Over-reliance on randomness thus requires work to repair, which can itself be entertaining, but takes time and effort.
For example, suppose you roll a random encounter across multiple tables, and get: [roll] hundreds of ... [roll] skeletons ... dressed as ... [roll] jesters .... and they're [roll] hauling a cartload of ... [roll] scented soap ... through [roll] a desert in bloom.
It's something you wouldn't have thought of, sure. But it's too dissonant to be usable in most settings. You hear it and maybe an inkling of a consistent narrative jumps to mind, but the designer needs to plaster over the gaps, tweaking or adding things, to actually get there.
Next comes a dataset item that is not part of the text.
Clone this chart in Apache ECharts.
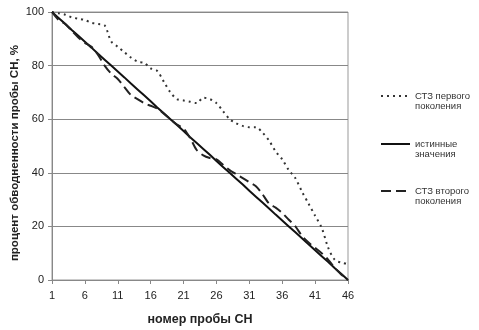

Zany. Too zany? Image by CDD20, via Pixabay. |
Procedural generation
Technically a subtype of random generation, procedural generation uses a more complex function to go from inputs to results. It uses randomness, but has deliberate human design built in to create plausible outcomes.
This takes longer, both in the up-front design work and the use of it for creation.
Procedural generation...
👉 Both uses and creates interlinked/ordered/self-consistent information
👉 Combined human decisions and design with randomness to spark novelty but to constrain it in certain ways
👉 Results (ideally) in more plausible or verisimilitudinous outcomes
Examples include:
👉 Branching tables and subtables
👉 Little bits of pseudocode for dungeon room generation
👉 Features added to a consistent core, like a themed monster which gets appropriate thematic features generated via branching dice tables or if/thens
One Application
I'm currently working on a zine. Its premise is that wizards are powerful, crazed, unique, and have strange features which align with their individual theme. For me, that means procedural generation.
I'm exploring a process of taking a wiki article from, say, Wikipedia and pulling out a bunch of descriptive phrases. From these, you get semi-structured thematically-coherent content. Then you follow some guided rules to apply them to the underlying core, which is 'a creepy and erratic wizard'.
After enough customisation, you have generated yourself a wizard. The random element of procedural generation means your character has features you wouldn't have thought of yourself. The human-guided element means the wizard should be more plausible, or at least thematically consistent, than pure randomness generally achieves.